Reginar Kills Zwentibold: Power Fractures Medieval Europe

Count Reginar I of Hainault rebelled against Zwentibold of Lotharingia and slew him near Susteren, toppling a king whose erratic rule had alienated the Lotharingian nobility. The assassination fragmented Lotharingia's political structure and shifted regional power toward local counts who would shape the borders of modern Belgium and the Netherlands. Zwentibold was an illegitimate son of the Carolingian Emperor Arnulf, given the Lotharingian crown in 895 as a political gesture. His reign was marked by violent disputes with his own nobles, arbitrary land seizures, and a temperament that chroniclers described as unpredictable and vindictive. By 900, the Lotharingian aristocracy had united against him under Reginar, whose family controlled extensive lands between the Meuse and Rhine rivers.

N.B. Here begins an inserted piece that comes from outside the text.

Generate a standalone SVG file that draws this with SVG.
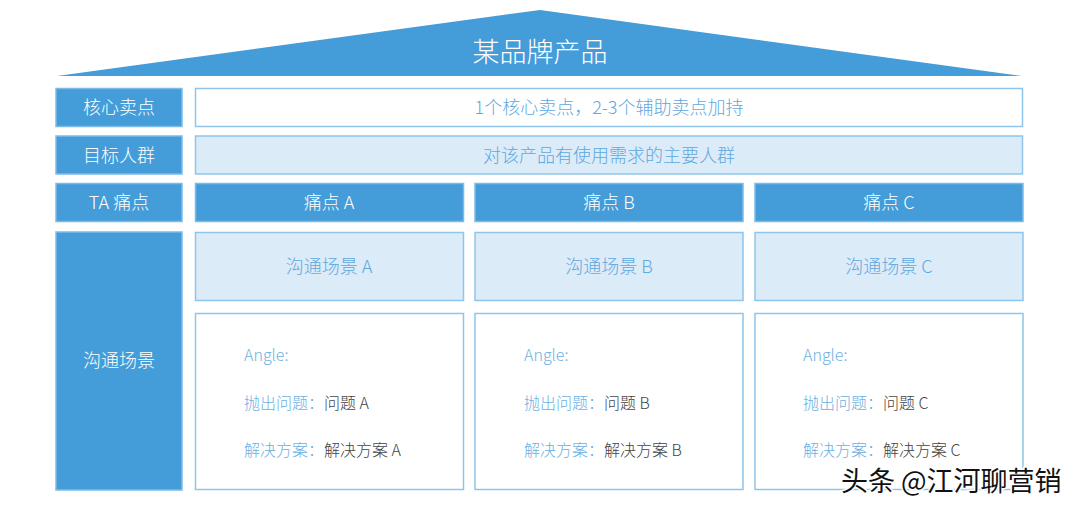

The final confrontation near Susteren, in what is now the southeastern Netherlands, was less a battle than an execution. Zwentibold's death ended the Carolingian dynasty's direct control over the region and opened a power vacuum that local magnates rushed to fill. Reginar himself became the dominant force in the Lower Lotharingian lands, and his descendants would found the dynasties that ruled Hainault, Brabant, and other territories that became the political units of the Low Countries. The fragmentation of Lotharingia after 900 is one of the key processes that eventually produced the complex patchwork of principalities, bishoprics, and counties that defined medieval Belgium and the Netherlands.